A reflection on Digiteen by @meywong
Do you know how to protect your smart phone from hacking? Do you know most people don't have a password on their smartphone? Realize that the new goldmine for identity thieves and hackers is in your pocket and you may not even have to take it out to be hacked. Be aware and educate yourself but don't panic.
I always tell my students when they travel with me never to joke in airports about anything. I have to admit that the new NSA center with the best decryption capabilities in the world and a seemingly blank check will have me add this article to our reading list as we talk about privacy. We thought the Internet was about freedom but have put so much of our private lives out there we may have just been giving it away. Don't freak out, just be aware. This particular issue is a black box so the article may be filled with conjecture. I thought it was worth the read,
It is legal for a prospective employer during a job interview to ask you to log into your facebook page and click through your friends only posts, photos, and messages. This is a very important topic for digital citizens to understand.
You'll want to read this lawsuit as it lies on the cusp of what we will experience in schools in the future. In this case, a 12 year old girl (on Facebook, despite the fact she is technically too young to be) is suing a school district (via the ACLU) for punishment because of her use of Facebook. I think the school went too far when it required her to hand over her Facebook and email login to the school, but we'll see what the courts decide.
The ACLU says this is a violation of free speech. Stay tuned and realize that students have a right to hate you, say unkind things about you, etc. There is a fine line in what is allowed and what isn't. Just because we CAN deal with issues relating to bullying of other children - that doesn't mean we can wear our own chips on our shoulders and require that kids pretend to like us. It is hurtful when children say unkind things and many don't realize everyone is watching. If students are not understanding the consequences of their actions, then I partially blame any school that doesn't step up and teach digital citizenship.
This is a video used by our Digiteen teachers to discuss the impact social media can have on your life (as in a job interview.)
Excellent livebinder on copyright for those working with global collaboration.
This incredible article from the Atlantic talks about who is tracking you and how to understand it. It is very balanced and informative and a great post to share with students as you discuss privacy.
"As users, we move through our Internet experiences unaware of the churning subterranean machines powering our web pages with their cookies and pixels trackers, their tracking code and databases. We shop for wedding caterers and suddenly see ring ads appear on random web pages we're visiting. We sometimes think the ads following us around the Internet are "creepy." We sometimes feel watched. Does it matter? We don't really know what to think."

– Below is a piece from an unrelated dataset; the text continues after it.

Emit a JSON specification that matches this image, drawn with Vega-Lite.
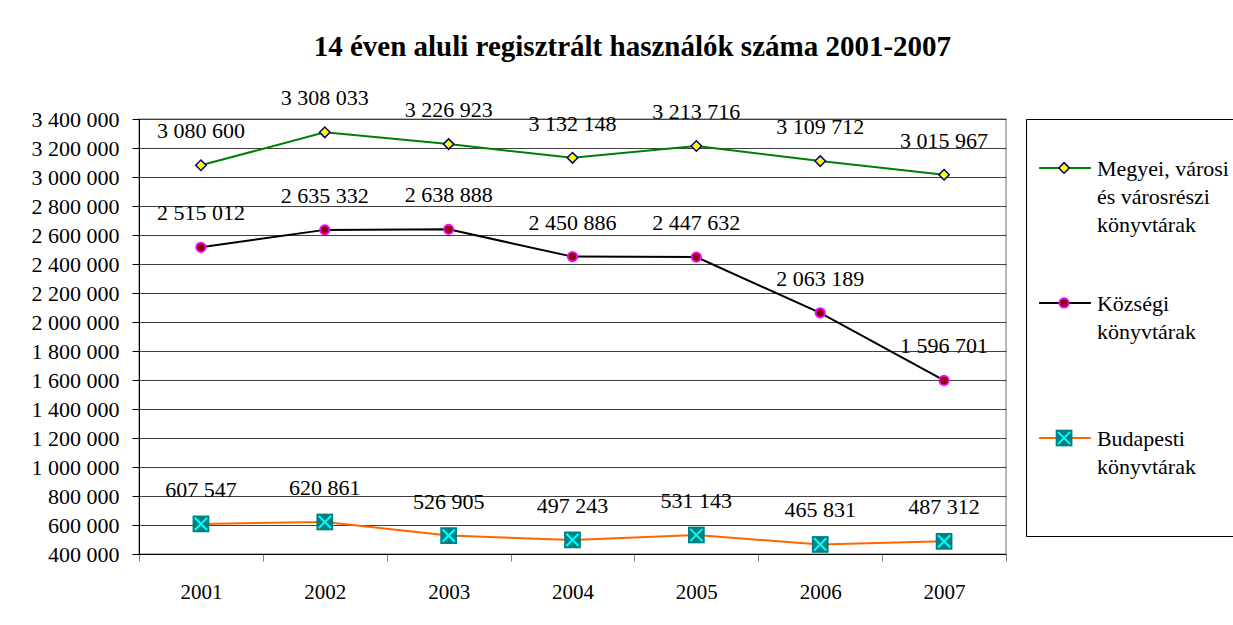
{
  "$schema": "https://vega.github.io/schema/vega-lite/v6.json",
  "background": "white",
  "padding": {"left": 30, "top": 32, "right": 0, "bottom": 0},
  "autosize": {"type": "pad"},
  "title": {"text": "14 éven aluli regisztrált használók száma 2001-2007", "font": "Liberation Serif", "fontSize": 29, "fontWeight": "bold", "color": "black", "anchor": "middle", "offset": 25},
  "config": {
    "locale": {"number": {"decimal": ",", "thousands": " ", "grouping": [3], "currency": ["", ""]}},
    "font": "Liberation Serif"
  },
  "bounds": "flush",
  "spacing": 20,
  "resolve": {"scale": {"x": "independent", "y": "independent"}},
  "datasets": {
    "main": [
      {"year": "2001", "series": "Megyei, városi és városrészi könyvtárak", "value": 3080600},
      {"year": "2002", "series": "Megyei, városi és városrészi könyvtárak", "value": 3308033},
      {"year": "2003", "series": "Megyei, városi és városrészi könyvtárak", "value": 3226923},
      {"year": "2004", "series": "Megyei, városi és városrészi könyvtárak", "value": 3132148},
      {"year": "2005", "series": "Megyei, városi és városrészi könyvtárak", "value": 3213716},
      {"year": "2006", "series": "Megyei, városi és városrészi könyvtárak", "value": 3109712},
      {"year": "2007", "series": "Megyei, városi és városrészi könyvtárak", "value": 3015967},
      {"year": "2001", "series": "Községi könyvtárak", "value": 2515012},
      {"year": "2002", "series": "Községi könyvtárak", "value": 2635332},
      {"year": "2003", "series": "Községi könyvtárak", "value": 2638888},
      {"year": "2004", "series": "Községi könyvtárak", "value": 2450886},
      {"year": "2005", "series": "Községi könyvtárak", "value": 2447632},
      {"year": "2006", "series": "Községi könyvtárak", "value": 2063189},
      {"year": "2007", "series": "Községi könyvtárak", "value": 1596701},
      {"year": "2001", "series": "Budapesti könyvtárak", "value": 607547},
      {"year": "2002", "series": "Budapesti könyvtárak", "value": 620861},
      {"year": "2003", "series": "Budapesti könyvtárak", "value": 526905},
      {"year": "2004", "series": "Budapesti könyvtárak", "value": 497243},
      {"year": "2005", "series": "Budapesti könyvtárak", "value": 531143},
      {"year": "2006", "series": "Budapesti könyvtárak", "value": 465831},
      {"year": "2007", "series": "Budapesti könyvtárak", "value": 487312}
    ],
    "legend": [
      {"series": "Megyei, városi és városrészi könyvtárak", "label": ["Megyei, városi", "és városrészi", "könyvtárak"]},
      {"series": "Községi könyvtárak", "label": ["Községi", "könyvtárak"]},
      {"series": "Budapesti könyvtárak", "label": ["Budapesti", "könyvtárak"]}
    ]
  },
  "hconcat": [
    {
      "width": 867,
      "height": 435,
      "data": {"name": "main"},
      "view": {"stroke": "#a0a0a0", "strokeWidth": 1.5},
      "encoding": {
        "x": {
          "field": "year", "type": "ordinal",
          "scale": {"type": "band", "paddingInner": 0, "paddingOuter": 0},
          "axis": {"title": null, "labelAngle": 0, "tickBand": "extent", "tickSize": 7, "tickColor": "#808080", "domainColor": "black", "labelFontSize": 21, "labelPadding": 20, "labelColor": "black", "labelFont": "Liberation Serif", "grid": false}
        },
        "y": {
          "field": "value", "type": "quantitative",
          "scale": {"domain": [400000, 3400000], "nice": false, "zero": false},
          "axis": {"title": null, "values": [400000, 600000, 800000, 1000000, 1200000, 1400000, 1600000, 1800000, 2000000, 2200000, 2400000, 2600000, 2800000, 3000000, 3200000, 3400000], "format": ",d", "tickSize": 7, "labelPadding": 13, "labelFontSize": 22, "labelFont": "Liberation Serif", "labelColor": "black", "grid": true, "gridColor": "#404040", "gridWidth": 1, "domainColor": "black", "tickColor": "black"}
        }
      },
      "layer": [
        {
          "mark": {"type": "line", "strokeWidth": 2},
          "encoding": {
            "color": {"field": "series", "type": "nominal", "scale": {"domain": ["Megyei, városi és városrészi könyvtárak", "Községi könyvtárak", "Budapesti könyvtárak"], "range": ["#008000", "#000000", "#FF6600"]}, "legend": null}
          }
        },
        {
          "transform": [{"filter": "datum.series == 'Megyei, városi és városrészi könyvtárak'"}],
          "mark": {"type": "point", "shape": "diamond", "size": 110, "filled": true, "fill": "#FFFF00", "stroke": "#000080", "strokeWidth": 1.5, "opacity": 1}
        },
        {
          "transform": [{"filter": "datum.series == 'Községi könyvtárak'"}],
          "mark": {"type": "point", "shape": "circle", "size": 85, "filled": true, "fill": "#800000", "stroke": "#FF00FF", "strokeWidth": 2, "opacity": 1}
        },
        {
          "transform": [{"filter": "datum.series == 'Budapesti könyvtárak'"}],
          "mark": {"type": "point", "shape": "square", "size": 280, "filled": true, "fill": "#008080", "strokeWidth": 0, "opacity": 1}
        },
        {
          "transform": [{"filter": "datum.series == 'Budapesti könyvtárak'"}],
          "mark": {"type": "point", "shape": "M-1,-1L1,1M-1,1L1,-1", "size": 150, "filled": false, "stroke": "#00FFFF", "strokeWidth": 2, "opacity": 1}
        },
        {
          "mark": {"type": "text", "fontSize": 22, "font": "Liberation Serif", "color": "black", "dy": -34, "baseline": "middle", "align": "center"},
          "encoding": {"text": {"field": "value", "type": "quantitative", "format": ",d"}}
        }
      ]
    },
    {
      "width": 208,
      "height": 417,
      "data": {"name": "legend"},
      "view": {"stroke": "black", "strokeWidth": 1},
      "encoding": {
        "y": {"field": "series", "type": "nominal", "scale": {"type": "point", "domain": ["Megyei, városi és városrészi könyvtárak", "Községi könyvtárak", "Budapesti könyvtárak"], "padding": 0.544, "align": 0.333}, "axis": null}
      },
      "layer": [
        {
          "mark": {"type": "rule", "strokeWidth": 2},
          "encoding": {
            "x": {"datum": 0.063, "type": "quantitative", "scale": {"domain": [0, 1]}, "axis": null},
            "x2": {"datum": 0.312},
            "color": {"field": "series", "type": "nominal", "scale": {"domain": ["Megyei, városi és városrészi könyvtárak", "Községi könyvtárak", "Budapesti könyvtárak"], "range": ["#008000", "#000000", "#FF6600"]}, "legend": null}
          }
        },
        {
          "transform": [{"filter": "datum.series == 'Megyei, városi és városrészi könyvtárak'"}],
          "mark": {"type": "point", "shape": "diamond", "size": 110, "filled": true, "fill": "#FFFF00", "stroke": "#000080", "strokeWidth": 1.5, "opacity": 1},
          "encoding": {"x": {"datum": 0.183, "type": "quantitative"}}
        },
        {
          "transform": [{"filter": "datum.series == 'Községi könyvtárak'"}],
          "mark": {"type": "point", "shape": "circle", "size": 85, "filled": true, "fill": "#800000", "stroke": "#FF00FF", "strokeWidth": 2, "opacity": 1},
          "encoding": {"x": {"datum": 0.183, "type": "quantitative"}}
        },
        {
          "transform": [{"filter": "datum.series == 'Budapesti könyvtárak'"}],
          "mark": {"type": "point", "shape": "square", "size": 280, "filled": true, "fill": "#008080", "strokeWidth": 0, "opacity": 1},
          "encoding": {"x": {"datum": 0.183, "type": "quantitative"}}
        },
        {
          "transform": [{"filter": "datum.series == 'Budapesti könyvtárak'"}],
          "mark": {"type": "point", "shape": "M-1,-1L1,1M-1,1L1,-1", "size": 150, "filled": false, "stroke": "#00FFFF", "strokeWidth": 2, "opacity": 1},
          "encoding": {"x": {"datum": 0.183, "type": "quantitative"}}
        },
        {
          "mark": {"type": "text", "fontSize": 22, "font": "Liberation Serif", "color": "black", "align": "left", "baseline": "alphabetic", "dy": 8, "lineHeight": 28},
          "encoding": {
            "x": {"datum": 0.341, "type": "quantitative"},
            "text": {"field": "label", "type": "nominal"}
          }
        }
      ]
    }
  ]
}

There is now an Online Privacy Bill of Rights from the white house that demands that online ad networks build profiles that will respect "no not track" settings in browsers.
It is sad when you have to force people to be honest. It will also mean that people will have to come to grips with the fact that NOTHING IS FREE. You're always giving up something when you use a free service. ALWAYS.

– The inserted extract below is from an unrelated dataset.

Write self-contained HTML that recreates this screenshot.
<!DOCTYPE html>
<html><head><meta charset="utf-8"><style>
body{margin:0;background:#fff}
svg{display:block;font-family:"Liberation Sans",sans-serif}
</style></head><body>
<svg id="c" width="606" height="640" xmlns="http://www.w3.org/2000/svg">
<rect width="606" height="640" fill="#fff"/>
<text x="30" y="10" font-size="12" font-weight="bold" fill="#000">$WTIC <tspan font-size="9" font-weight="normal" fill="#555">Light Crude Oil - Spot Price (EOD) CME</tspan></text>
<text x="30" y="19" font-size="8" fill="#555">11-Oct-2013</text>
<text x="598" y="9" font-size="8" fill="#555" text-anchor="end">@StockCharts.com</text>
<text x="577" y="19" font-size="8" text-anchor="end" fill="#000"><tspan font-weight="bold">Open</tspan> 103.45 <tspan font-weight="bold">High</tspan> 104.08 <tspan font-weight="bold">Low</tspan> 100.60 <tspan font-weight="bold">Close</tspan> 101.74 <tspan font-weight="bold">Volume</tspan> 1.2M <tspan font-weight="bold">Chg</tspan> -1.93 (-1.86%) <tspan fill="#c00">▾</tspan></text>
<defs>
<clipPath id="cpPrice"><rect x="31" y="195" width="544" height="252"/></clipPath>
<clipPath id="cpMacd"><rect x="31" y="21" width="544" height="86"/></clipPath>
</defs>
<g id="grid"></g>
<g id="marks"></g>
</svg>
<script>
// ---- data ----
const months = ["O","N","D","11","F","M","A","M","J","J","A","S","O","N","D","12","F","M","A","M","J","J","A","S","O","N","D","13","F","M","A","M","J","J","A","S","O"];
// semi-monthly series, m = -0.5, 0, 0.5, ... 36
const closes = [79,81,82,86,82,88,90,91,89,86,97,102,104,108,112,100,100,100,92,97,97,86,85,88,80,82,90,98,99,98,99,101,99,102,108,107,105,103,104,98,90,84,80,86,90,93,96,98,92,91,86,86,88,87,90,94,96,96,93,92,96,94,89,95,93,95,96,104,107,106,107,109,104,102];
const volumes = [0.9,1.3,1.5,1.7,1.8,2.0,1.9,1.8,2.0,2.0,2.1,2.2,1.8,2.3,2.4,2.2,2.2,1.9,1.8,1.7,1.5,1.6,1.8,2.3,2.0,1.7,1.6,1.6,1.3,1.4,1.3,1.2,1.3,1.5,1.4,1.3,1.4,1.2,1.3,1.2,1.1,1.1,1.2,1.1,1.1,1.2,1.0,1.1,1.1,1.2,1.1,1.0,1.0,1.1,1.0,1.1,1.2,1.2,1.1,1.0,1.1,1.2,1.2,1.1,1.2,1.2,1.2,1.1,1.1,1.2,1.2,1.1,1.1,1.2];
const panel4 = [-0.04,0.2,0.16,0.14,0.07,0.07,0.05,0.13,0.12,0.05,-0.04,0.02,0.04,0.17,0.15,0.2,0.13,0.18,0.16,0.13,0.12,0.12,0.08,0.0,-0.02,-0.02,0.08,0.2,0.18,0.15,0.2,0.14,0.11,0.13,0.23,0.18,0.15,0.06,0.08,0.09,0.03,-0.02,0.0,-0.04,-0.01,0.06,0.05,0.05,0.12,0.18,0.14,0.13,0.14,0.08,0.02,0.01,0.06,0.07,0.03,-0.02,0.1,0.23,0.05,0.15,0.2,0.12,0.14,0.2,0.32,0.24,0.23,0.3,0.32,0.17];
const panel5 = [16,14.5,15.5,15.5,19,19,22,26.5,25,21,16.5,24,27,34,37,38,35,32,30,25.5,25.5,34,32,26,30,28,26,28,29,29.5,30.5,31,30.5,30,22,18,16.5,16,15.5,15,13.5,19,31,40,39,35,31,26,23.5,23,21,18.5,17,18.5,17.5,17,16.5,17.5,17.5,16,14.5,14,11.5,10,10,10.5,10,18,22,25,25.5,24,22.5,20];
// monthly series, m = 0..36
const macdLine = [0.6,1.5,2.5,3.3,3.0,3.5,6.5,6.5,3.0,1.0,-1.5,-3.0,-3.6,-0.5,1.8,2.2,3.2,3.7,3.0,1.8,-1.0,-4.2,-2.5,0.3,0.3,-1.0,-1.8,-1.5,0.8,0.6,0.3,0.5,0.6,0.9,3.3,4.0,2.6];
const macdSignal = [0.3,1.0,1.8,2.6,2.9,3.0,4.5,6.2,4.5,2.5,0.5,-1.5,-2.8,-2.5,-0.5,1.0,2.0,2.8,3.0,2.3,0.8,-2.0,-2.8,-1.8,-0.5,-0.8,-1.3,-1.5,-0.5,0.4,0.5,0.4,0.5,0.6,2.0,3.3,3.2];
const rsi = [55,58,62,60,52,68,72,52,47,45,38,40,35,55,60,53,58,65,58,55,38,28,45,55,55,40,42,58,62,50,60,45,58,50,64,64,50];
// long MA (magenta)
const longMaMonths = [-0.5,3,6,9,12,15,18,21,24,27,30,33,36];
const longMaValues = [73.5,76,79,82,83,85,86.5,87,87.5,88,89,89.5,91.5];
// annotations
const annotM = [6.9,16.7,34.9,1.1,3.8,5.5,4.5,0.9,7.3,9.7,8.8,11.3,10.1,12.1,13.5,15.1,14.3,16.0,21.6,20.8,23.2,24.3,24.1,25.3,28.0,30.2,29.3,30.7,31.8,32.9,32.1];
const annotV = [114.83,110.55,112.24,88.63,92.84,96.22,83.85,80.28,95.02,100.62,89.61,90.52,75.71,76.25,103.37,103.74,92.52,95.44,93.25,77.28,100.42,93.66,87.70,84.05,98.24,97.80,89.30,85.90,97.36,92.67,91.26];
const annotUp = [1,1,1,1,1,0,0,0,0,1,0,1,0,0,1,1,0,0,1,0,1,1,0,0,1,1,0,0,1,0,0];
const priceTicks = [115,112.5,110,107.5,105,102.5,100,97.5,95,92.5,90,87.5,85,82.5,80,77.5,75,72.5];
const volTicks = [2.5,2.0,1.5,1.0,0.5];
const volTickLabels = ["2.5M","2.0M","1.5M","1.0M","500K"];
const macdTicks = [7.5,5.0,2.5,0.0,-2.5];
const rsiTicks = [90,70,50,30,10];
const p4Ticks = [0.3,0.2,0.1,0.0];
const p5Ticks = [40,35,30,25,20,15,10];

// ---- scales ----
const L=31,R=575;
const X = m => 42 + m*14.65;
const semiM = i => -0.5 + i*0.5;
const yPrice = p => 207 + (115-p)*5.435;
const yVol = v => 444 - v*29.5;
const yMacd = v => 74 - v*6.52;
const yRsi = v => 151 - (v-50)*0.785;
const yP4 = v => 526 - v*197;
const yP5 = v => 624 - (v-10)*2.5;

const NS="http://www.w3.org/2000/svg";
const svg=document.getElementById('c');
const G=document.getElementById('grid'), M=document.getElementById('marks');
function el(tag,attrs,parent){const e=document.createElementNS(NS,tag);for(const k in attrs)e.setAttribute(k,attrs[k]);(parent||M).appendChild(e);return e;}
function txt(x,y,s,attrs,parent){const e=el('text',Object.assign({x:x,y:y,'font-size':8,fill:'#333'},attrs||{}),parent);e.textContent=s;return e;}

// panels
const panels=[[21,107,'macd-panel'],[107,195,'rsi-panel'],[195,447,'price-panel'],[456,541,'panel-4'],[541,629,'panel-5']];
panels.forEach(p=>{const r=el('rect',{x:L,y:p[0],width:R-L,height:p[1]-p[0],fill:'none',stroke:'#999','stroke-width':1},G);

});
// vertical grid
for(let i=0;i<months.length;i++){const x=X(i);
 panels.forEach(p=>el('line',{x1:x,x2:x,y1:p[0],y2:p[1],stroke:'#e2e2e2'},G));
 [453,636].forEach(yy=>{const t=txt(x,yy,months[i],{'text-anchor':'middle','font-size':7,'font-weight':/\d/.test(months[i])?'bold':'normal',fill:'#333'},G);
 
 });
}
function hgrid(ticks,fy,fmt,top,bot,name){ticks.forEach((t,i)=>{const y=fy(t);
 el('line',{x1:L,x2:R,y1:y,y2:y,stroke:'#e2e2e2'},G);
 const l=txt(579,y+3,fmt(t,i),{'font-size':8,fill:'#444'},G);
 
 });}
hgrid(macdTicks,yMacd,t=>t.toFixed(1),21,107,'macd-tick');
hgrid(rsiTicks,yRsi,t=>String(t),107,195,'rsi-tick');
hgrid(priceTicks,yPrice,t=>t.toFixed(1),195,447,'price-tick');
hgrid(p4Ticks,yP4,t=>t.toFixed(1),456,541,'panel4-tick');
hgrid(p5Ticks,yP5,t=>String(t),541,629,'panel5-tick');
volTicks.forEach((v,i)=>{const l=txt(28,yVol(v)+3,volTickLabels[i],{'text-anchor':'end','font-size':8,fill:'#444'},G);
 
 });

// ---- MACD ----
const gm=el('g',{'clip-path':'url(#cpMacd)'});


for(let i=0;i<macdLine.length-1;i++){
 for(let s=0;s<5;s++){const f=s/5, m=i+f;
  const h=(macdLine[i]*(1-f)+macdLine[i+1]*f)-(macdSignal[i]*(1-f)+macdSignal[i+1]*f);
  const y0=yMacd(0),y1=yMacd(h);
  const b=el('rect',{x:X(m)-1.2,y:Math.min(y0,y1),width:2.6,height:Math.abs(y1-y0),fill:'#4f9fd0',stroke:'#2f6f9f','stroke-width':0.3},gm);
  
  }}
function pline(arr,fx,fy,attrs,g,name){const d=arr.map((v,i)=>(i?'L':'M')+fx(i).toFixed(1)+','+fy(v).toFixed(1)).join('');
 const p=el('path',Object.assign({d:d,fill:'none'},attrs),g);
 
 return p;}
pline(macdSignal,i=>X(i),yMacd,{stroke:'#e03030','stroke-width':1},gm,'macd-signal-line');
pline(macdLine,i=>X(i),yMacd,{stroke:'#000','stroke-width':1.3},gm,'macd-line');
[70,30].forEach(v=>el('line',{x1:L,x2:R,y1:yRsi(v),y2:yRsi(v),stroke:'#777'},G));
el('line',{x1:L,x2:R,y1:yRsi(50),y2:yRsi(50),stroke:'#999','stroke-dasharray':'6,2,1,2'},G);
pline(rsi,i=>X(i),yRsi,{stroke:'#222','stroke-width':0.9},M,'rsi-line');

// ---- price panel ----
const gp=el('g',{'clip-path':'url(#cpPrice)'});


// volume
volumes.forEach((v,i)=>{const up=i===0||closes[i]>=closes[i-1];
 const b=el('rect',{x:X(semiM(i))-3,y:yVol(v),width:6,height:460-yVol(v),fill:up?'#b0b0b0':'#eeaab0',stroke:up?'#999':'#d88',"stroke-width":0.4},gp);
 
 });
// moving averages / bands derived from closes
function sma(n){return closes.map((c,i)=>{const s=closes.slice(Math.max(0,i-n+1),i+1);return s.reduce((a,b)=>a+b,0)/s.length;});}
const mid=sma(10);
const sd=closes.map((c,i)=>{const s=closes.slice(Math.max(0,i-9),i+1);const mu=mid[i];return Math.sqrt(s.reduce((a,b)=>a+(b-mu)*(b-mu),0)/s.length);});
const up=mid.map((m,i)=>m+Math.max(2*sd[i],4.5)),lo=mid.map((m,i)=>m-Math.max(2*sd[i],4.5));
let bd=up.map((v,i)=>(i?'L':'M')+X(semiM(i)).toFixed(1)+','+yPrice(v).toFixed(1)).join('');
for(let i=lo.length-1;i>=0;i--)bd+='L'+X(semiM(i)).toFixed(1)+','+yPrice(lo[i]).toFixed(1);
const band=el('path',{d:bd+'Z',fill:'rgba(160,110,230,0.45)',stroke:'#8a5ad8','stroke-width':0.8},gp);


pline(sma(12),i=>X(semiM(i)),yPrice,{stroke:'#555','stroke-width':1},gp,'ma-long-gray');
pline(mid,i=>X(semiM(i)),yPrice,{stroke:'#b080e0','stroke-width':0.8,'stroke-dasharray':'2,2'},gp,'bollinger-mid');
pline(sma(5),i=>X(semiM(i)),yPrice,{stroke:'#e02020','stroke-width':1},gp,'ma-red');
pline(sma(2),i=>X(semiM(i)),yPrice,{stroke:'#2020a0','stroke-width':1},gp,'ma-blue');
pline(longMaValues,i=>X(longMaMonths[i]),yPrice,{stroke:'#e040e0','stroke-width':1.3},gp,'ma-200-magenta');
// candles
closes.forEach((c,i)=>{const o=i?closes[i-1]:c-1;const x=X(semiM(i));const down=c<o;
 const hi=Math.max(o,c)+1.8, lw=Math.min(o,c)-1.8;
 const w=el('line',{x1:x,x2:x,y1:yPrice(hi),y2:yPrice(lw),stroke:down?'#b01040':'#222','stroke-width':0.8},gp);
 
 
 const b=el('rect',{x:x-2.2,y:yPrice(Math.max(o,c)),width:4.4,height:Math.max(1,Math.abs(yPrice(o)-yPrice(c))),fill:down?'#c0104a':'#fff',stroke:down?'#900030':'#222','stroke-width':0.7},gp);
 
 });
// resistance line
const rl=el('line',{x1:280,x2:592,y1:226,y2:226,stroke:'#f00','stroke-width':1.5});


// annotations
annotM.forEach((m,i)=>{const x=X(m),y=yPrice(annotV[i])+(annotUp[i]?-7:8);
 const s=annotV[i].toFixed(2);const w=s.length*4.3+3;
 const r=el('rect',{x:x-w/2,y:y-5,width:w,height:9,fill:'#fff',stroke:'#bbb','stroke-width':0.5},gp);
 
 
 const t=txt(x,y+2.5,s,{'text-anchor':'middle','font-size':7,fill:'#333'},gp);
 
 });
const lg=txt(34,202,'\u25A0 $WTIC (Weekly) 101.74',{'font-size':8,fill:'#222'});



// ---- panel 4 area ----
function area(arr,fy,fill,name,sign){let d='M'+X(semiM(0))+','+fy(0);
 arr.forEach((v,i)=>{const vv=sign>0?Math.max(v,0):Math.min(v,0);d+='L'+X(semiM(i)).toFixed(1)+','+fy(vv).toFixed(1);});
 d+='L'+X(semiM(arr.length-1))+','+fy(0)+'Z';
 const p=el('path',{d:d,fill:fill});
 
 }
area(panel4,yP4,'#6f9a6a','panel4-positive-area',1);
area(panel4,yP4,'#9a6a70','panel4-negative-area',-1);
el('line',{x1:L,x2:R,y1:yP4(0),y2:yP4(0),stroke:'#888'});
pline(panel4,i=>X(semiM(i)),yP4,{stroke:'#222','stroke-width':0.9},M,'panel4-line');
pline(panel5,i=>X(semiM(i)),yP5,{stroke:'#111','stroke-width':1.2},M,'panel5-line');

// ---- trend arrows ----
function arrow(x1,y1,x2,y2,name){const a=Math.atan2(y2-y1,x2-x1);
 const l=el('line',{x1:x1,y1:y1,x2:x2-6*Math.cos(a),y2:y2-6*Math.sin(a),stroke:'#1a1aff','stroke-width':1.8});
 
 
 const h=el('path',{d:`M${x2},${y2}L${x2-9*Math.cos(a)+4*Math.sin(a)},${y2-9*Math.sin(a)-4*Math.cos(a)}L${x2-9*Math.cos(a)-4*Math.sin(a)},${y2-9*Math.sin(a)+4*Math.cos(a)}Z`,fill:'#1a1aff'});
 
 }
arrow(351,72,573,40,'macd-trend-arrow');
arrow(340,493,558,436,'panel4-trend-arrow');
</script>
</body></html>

Daniel Donahoo from the UK shares his views on safety and the Internet. I think we err on the side of being a bit extreme in many cases. Students, often, err on the side of cluelessness. I think wisdom is somewhere in the middle between blue lipped, panic stricken parents, and relaxed, photo snapping Facebookers.

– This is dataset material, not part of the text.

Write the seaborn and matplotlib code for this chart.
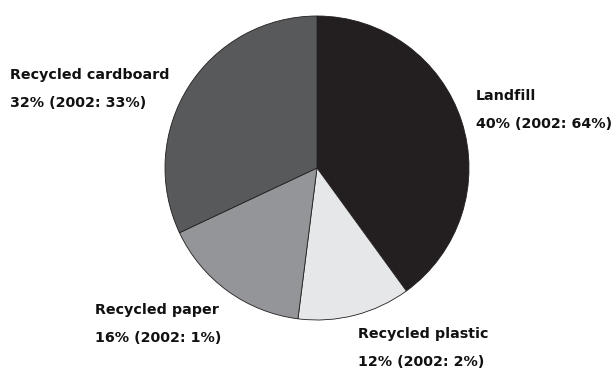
import matplotlib.pyplot as plt
import seaborn as sns

categories = ["Landfill", "Recycled plastic", "Recycled paper", "Recycled cardboard"]
share_now = [40, 12, 16, 32]
share_2002 = [64, 2, 1, 33]
colors = ["#231f20", "#e6e7e8", "#939598", "#58595b"]

sns.set_theme(style="white")
plt.rcParams["font.family"] = ["DejaVu Sans"]

fig = plt.figure(figsize=(6.16, 3.69), dpi=100)
W, H = 616, 369
cx, cy, r = 317, 168, 152
ax = fig.add_axes([(cx - r) / W, (H - cy - r) / H, 2 * r / W, 2 * r / H])
ax.pie(share_now, colors=colors, startangle=90, counterclock=False,
       wedgeprops=dict(edgecolor="#231f20", linewidth=0.6))
ax.set_xlim(-1, 1)
ax.set_ylim(-1, 1)
ax.set_aspect("equal")
ax.axis("off")

# label anchors (left edge, y of first line) in pixels from top-left
label_pos = {
    "Landfill": (476, 96),
    "Recycled plastic": (358, 334),
    "Recycled paper": (95, 310),
    "Recycled cardboard": (10, 75),
}
for cat, now, old in zip(categories, share_now, share_2002):
    x, y = label_pos[cat]
    fig.text(x / W, 1 - y / H, cat, fontsize=10.3, fontweight="bold",
             color="#111111", va="center", ha="left")
    fig.text(x / W, 1 - (y + 28) / H, f"{now}% (2002: {old}%)", fontsize=10.3,
             fontweight="bold", color="#111111", va="center", ha="left")

fig.savefig("out.png", dpi=100)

"Our obsession with online safety for children is excessive. It is driven by group-think and fear, generated by media and interested parties who often ignore any rigorous evidence-based approach to the issues, or even bother to explore a simple risk analysis. Back in 2007 I wrote a book called Idolising Children, wherein I argued that we have an unhealthy obsession with children and youth culture. An obsession that sees adults trying to preserve an idea of childhood and youth that doesn't actually exist while simultaneous trying to act out their own youthful fantasies and cling to idealised concepts of youth. It is all about lotions, potions and younger looking skin. It is about what we as adults want childhood to be -- innocent and stress free. Rather than recognising it for what it is -- the process of learning, of taking risks and making mistakes on the way to becoming a capable and confident adult.